Para estabelecer os preços eu vejo se o livro é raro, como foi o caso do Badiou e outros mais. Se não for, se tiver muitos exemplares à venda, eu olho para o livro e vejo quanto eu acho que ele vale. Simples assim. Não coloco um preço baixo demais porque tem que justificar o meu trabalho de envelopar, endereçar e ir até o correio postar.

Cláudio Luiz disse...

Lógico que eu tinha que gostar do mais caro - 1000 ideas - mas por enquanto vou ficar só paquerando de longe. eheheheh

Anônimo disse...

Obrigada, anna, eu imaginei que fosse a parte mais trabalhosa, a de dar preço, por isso pensei em dar um mesmo valor a todos, digamos, 15 reais, e um compensaria o outro, porque não tenho o seu feeling de olhar pro livro e avaliar quanto ele poderia custar, teria de ir verificar em sites, mesmo no estante virtual, enfim, bastante trabalho, além das idas ao correio.

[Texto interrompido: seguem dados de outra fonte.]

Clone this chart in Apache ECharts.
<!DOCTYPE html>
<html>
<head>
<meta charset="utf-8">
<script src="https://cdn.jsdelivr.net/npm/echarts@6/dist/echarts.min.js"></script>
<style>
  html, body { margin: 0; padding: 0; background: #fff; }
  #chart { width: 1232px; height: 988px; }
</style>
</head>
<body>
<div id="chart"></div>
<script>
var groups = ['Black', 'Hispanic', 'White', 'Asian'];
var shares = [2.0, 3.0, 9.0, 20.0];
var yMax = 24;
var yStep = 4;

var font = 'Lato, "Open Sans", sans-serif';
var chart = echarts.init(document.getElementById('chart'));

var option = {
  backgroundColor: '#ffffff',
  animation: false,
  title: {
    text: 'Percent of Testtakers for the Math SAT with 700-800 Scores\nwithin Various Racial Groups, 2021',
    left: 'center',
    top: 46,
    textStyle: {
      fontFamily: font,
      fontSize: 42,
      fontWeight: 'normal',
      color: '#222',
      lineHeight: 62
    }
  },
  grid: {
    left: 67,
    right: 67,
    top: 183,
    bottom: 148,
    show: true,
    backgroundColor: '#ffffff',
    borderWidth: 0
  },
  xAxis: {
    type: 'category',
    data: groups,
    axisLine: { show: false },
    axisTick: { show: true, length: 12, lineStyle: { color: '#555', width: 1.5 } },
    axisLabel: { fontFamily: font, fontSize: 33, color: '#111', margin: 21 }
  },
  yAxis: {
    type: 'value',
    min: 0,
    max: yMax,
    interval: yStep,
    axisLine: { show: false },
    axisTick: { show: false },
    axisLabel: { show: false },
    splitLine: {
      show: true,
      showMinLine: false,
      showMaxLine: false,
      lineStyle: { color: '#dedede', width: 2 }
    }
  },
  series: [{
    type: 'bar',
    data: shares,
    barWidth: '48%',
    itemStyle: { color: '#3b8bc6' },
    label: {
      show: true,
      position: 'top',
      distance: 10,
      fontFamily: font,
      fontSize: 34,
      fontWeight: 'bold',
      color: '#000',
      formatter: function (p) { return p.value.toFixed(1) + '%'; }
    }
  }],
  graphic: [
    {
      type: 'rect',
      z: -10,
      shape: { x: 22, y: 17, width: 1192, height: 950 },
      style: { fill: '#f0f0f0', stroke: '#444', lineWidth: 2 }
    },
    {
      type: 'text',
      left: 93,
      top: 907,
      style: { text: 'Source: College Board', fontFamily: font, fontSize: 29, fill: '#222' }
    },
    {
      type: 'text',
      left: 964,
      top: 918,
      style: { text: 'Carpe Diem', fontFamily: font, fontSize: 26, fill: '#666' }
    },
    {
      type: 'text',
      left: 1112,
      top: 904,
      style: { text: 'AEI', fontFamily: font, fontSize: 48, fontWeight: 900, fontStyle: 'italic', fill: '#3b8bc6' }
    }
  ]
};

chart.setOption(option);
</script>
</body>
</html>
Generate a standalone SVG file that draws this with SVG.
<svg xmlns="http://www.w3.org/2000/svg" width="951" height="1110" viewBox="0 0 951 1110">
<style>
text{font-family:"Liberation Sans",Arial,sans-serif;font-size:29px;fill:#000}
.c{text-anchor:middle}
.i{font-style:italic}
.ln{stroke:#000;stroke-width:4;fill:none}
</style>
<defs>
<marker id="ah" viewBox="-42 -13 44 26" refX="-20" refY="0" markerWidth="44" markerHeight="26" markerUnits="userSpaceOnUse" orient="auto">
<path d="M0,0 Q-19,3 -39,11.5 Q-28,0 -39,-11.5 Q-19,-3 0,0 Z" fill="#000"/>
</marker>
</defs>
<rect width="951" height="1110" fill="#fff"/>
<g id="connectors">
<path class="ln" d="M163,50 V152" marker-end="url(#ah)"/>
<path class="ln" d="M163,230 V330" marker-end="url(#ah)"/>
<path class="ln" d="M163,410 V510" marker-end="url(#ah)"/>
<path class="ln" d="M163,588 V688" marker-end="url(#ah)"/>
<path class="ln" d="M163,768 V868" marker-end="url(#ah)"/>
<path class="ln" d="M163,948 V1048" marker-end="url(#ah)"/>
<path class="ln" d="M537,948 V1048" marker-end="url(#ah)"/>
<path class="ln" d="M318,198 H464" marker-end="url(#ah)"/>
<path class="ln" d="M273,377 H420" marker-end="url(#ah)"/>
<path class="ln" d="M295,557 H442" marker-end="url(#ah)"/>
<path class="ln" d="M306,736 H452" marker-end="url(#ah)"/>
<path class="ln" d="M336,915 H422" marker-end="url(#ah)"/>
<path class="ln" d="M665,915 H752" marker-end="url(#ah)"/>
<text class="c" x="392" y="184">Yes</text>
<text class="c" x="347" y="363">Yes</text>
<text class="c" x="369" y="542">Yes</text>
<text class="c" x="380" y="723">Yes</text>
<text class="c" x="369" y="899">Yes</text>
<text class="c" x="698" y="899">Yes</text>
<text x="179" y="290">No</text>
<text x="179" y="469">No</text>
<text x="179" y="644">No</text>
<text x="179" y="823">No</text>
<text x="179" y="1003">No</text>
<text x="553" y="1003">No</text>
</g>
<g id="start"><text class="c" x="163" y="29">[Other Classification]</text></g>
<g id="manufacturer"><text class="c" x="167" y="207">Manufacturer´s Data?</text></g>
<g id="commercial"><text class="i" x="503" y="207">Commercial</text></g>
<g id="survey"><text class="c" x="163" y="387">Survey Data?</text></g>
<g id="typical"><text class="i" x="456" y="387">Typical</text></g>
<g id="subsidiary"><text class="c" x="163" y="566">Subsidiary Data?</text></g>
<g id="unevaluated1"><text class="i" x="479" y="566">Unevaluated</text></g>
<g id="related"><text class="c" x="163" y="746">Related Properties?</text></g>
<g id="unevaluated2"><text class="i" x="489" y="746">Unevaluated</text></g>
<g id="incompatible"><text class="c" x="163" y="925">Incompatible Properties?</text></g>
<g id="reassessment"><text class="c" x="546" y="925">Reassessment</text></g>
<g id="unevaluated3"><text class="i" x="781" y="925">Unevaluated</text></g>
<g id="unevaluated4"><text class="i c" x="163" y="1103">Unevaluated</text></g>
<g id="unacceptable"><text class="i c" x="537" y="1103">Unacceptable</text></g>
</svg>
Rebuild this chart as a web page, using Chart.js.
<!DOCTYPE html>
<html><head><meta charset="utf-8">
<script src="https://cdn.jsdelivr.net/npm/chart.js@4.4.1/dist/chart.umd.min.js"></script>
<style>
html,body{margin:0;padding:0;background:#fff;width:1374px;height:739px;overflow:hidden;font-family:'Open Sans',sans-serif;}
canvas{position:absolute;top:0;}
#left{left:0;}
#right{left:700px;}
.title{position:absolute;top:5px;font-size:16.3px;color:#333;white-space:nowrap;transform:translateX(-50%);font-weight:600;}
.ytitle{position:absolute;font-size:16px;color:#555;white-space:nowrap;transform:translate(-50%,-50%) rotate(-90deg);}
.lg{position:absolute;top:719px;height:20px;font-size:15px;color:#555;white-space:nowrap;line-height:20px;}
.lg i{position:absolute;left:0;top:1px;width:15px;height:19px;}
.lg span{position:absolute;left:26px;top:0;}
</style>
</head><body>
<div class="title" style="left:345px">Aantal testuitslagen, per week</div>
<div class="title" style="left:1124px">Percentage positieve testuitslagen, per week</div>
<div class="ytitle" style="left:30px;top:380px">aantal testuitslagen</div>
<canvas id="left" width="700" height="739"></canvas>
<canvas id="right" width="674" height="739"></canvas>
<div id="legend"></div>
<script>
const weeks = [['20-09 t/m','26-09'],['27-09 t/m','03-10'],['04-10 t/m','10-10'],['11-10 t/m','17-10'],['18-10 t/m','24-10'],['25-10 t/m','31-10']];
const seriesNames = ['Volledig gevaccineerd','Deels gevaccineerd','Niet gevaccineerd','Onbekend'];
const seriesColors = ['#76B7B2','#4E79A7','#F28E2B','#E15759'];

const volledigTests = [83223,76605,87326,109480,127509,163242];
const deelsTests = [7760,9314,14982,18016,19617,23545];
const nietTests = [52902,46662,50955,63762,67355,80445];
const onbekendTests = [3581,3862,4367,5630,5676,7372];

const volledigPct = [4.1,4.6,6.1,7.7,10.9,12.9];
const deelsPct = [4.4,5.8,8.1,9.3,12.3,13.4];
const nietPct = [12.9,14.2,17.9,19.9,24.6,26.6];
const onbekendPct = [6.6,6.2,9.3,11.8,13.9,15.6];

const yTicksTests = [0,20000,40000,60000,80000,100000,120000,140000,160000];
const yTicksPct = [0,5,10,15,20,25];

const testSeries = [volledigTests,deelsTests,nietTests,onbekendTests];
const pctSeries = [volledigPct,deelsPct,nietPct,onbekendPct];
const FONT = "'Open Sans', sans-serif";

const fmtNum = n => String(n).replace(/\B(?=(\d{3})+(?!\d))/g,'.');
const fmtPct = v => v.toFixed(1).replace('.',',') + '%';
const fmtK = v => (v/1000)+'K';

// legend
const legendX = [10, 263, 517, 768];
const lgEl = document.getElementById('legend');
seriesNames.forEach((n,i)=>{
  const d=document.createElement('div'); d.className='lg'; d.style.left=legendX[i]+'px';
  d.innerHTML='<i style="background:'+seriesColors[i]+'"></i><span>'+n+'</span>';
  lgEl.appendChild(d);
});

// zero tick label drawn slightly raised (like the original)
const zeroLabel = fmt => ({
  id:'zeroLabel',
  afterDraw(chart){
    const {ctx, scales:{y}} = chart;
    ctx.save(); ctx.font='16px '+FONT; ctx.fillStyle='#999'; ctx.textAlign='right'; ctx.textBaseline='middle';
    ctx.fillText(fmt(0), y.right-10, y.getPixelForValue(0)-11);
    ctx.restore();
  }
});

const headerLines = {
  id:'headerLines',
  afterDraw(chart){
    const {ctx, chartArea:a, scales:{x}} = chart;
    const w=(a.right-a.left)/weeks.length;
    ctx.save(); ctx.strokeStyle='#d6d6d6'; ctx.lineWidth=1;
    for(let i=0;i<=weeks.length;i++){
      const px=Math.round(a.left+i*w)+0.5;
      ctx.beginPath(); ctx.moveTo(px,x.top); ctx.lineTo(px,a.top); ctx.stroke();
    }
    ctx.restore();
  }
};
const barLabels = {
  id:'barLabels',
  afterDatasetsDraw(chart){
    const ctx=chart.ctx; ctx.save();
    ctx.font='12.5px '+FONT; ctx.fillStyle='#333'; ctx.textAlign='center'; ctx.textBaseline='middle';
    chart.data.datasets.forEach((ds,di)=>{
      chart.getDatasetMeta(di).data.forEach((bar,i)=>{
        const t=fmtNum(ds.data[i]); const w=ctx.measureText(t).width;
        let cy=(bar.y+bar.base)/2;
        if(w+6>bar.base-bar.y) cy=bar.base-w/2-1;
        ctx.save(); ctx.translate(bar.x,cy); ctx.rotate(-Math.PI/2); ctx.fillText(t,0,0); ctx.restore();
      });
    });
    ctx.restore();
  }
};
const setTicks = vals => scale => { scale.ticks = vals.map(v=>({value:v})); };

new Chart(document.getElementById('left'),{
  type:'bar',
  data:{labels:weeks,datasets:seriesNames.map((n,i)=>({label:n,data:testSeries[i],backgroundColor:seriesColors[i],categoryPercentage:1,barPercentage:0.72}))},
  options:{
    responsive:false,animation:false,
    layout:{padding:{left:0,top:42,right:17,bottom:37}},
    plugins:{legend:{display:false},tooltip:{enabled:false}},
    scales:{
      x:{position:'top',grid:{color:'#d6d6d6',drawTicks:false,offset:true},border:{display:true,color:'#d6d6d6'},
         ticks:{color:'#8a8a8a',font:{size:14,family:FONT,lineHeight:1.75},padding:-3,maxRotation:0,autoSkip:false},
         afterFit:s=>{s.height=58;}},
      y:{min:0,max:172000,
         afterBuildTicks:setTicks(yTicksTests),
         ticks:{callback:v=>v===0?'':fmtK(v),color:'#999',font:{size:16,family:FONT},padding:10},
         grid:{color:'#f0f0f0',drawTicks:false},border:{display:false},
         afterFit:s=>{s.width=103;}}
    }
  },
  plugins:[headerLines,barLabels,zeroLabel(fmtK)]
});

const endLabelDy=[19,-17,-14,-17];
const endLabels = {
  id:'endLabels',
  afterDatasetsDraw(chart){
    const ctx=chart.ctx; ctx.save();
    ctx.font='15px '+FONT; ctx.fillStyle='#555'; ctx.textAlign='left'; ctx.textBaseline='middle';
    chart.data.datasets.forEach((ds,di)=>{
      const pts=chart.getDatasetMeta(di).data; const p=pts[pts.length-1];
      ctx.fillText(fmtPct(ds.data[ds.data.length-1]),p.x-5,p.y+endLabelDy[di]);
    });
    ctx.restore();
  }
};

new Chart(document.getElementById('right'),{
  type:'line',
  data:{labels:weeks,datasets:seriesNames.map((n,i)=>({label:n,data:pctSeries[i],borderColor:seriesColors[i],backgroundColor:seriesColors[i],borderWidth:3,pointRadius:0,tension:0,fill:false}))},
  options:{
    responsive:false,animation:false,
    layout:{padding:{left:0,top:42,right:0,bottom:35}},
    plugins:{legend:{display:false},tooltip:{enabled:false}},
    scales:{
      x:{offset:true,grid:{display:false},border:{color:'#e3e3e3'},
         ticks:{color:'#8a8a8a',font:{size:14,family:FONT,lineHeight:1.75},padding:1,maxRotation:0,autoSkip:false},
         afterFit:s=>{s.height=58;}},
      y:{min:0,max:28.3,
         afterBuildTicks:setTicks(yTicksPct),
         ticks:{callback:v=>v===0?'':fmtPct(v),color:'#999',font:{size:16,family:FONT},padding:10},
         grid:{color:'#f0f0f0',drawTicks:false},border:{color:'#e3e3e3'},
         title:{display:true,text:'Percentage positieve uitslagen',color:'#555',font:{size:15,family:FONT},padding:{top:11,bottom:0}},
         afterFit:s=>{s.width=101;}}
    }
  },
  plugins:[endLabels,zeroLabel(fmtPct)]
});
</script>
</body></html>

De todo modo, vou tentar fazer isso com calma, ainda estou na parte de catalogação, e com a tendinite tudo ficou mais devagar.
beijos, merci,
clara

anna v. disse...

Claudio Luiz, troco o "1000 ideas" por váááários chopes, se você organizar um evento com os suspeitos de sempre: Fridas, Ângela, Ana Paula.
Saudades desse povo.

anna v. disse...

Clara, eu faço devagar, aos poucos. Cinco livros num dia, dez livros na semana seguinte, etc.

Cláudio Luiz disse...

Anna, a agenda destas meninas está impossível... mas estão discutindo a marcação de "um chopps". Assim que se confirmar, lhe aviso. E você vai por minha conta, mesmo que depois eu tenha que ficar lá lavando a louça. ehehehehh

anna v. disse...

Cláudio Luiz: combinado! Vou ficar esperando, hein? (sentada, haha)

. disse...

:) anna, obrigada pela citação. só vi hoje. beijos!